**Short exercise**
Give every line from the entries that contains "chart".

**Source records**
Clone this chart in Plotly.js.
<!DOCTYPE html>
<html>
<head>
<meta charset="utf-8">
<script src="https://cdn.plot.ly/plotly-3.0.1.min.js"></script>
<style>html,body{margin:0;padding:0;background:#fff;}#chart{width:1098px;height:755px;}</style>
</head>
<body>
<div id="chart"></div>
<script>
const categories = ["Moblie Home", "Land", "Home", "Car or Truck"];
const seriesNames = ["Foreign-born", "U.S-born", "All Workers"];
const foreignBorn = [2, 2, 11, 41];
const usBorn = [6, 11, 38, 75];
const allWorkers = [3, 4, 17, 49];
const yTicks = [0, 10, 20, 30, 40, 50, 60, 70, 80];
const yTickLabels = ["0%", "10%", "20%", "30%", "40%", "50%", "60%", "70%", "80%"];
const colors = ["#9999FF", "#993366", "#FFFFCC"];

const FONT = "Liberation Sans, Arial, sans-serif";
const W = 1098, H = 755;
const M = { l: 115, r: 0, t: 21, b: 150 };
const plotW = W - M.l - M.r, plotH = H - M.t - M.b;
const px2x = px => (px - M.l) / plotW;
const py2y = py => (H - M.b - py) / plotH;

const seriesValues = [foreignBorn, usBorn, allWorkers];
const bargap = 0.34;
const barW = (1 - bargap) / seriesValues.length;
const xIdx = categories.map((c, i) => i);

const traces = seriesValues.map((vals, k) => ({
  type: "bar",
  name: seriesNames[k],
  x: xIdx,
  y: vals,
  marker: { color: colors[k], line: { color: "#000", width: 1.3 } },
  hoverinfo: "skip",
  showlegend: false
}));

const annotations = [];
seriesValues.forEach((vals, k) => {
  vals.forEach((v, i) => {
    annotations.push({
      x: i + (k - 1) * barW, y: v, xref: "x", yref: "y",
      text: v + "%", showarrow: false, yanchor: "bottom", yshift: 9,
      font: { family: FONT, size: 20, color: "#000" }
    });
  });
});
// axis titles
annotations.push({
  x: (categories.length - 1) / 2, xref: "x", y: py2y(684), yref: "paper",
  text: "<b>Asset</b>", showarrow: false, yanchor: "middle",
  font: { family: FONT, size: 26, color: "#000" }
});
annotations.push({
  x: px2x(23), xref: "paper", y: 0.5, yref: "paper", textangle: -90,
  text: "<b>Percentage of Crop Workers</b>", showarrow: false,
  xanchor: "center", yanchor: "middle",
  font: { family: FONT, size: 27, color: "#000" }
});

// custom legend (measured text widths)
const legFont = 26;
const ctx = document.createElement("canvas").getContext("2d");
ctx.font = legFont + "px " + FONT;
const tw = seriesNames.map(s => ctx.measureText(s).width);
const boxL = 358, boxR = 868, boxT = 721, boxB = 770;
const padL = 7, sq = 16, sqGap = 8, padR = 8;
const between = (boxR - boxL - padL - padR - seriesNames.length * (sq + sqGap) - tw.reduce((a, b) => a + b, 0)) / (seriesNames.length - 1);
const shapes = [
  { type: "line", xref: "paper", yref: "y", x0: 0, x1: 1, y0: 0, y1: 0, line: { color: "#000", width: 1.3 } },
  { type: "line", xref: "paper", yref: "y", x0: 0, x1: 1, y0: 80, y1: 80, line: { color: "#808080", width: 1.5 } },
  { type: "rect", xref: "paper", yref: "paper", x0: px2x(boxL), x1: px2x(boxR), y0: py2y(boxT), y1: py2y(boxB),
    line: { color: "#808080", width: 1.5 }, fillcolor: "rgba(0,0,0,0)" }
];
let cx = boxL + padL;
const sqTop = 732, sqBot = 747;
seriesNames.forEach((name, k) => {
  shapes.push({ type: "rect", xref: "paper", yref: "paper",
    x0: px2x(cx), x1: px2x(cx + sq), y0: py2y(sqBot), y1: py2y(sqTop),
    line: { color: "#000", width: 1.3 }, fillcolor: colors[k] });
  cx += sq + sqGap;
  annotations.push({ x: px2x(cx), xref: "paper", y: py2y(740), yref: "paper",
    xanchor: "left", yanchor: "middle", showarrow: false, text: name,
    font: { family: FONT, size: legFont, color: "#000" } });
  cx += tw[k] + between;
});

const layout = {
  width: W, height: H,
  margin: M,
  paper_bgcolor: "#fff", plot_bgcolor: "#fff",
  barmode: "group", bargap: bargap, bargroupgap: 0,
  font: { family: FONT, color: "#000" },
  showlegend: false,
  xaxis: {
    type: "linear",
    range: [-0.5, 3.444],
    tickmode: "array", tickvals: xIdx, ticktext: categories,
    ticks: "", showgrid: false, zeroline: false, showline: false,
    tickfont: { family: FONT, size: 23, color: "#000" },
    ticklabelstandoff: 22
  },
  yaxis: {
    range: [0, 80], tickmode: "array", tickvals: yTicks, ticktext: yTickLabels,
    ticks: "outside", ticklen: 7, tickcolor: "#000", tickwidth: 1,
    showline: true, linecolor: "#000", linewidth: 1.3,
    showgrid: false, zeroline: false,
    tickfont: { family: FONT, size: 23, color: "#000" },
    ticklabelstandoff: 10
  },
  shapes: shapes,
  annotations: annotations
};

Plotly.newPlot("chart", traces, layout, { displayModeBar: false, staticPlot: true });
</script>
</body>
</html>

---

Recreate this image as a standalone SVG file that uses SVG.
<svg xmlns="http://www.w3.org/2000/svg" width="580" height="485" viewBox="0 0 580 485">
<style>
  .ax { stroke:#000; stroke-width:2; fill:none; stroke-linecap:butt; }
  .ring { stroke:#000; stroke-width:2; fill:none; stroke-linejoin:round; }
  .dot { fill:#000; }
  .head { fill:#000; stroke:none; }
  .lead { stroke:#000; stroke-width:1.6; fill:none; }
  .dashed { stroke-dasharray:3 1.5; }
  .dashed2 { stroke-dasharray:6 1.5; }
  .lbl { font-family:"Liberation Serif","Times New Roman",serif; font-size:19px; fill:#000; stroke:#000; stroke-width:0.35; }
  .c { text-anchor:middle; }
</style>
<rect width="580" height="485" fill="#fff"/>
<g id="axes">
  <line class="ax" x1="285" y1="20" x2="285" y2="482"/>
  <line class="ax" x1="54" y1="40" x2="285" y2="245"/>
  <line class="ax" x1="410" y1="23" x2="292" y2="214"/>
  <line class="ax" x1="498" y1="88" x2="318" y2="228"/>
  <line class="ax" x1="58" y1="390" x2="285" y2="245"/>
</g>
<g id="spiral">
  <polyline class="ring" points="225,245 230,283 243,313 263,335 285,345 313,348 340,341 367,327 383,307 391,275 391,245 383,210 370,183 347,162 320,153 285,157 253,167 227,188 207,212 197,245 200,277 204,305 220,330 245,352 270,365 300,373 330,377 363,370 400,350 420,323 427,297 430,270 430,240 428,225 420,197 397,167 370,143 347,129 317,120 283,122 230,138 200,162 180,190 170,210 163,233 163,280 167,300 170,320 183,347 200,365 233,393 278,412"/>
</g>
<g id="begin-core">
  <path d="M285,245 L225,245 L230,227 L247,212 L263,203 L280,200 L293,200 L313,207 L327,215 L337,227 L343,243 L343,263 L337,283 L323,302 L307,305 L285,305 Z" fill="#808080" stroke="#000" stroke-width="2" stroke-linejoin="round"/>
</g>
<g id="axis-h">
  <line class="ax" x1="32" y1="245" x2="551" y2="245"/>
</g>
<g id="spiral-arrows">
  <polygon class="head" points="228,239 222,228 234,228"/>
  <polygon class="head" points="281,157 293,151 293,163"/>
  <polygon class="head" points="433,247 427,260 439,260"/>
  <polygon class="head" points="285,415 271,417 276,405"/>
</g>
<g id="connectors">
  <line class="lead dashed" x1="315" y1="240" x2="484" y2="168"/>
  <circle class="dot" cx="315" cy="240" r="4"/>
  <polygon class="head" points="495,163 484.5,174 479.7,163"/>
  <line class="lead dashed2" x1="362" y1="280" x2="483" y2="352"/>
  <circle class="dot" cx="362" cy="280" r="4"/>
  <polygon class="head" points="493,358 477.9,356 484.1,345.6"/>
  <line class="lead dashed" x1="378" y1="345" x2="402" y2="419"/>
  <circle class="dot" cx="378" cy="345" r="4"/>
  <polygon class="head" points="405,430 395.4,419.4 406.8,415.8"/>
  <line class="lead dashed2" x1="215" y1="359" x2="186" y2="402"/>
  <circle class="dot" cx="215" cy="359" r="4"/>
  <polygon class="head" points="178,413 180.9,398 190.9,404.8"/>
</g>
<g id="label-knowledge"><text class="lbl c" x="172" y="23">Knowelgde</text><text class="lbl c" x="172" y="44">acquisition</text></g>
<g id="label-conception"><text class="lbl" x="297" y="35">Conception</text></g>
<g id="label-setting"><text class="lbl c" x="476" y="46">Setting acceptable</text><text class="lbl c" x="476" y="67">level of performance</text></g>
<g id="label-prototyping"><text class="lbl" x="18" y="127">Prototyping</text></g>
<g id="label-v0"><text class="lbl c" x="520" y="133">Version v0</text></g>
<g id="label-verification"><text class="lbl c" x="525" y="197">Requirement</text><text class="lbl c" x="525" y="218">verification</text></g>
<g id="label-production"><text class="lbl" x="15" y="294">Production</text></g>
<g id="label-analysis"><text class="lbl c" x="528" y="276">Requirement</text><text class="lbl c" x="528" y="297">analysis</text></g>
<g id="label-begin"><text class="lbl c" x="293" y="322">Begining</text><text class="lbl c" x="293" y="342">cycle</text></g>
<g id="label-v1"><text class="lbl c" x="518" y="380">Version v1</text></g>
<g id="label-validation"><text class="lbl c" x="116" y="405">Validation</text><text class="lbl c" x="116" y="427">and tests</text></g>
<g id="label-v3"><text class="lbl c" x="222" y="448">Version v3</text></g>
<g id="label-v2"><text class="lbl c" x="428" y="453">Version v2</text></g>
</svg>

**Complete output**
Clone this chart in Plotly.js.
<style>html,body{margin:0;padding:0;background:#fff;}#chart{width:1098px;height:755px;}</style>
<div id="chart"></div>
Plotly.newPlot("chart", traces, layout, { displayModeBar: false, staticPlot: true });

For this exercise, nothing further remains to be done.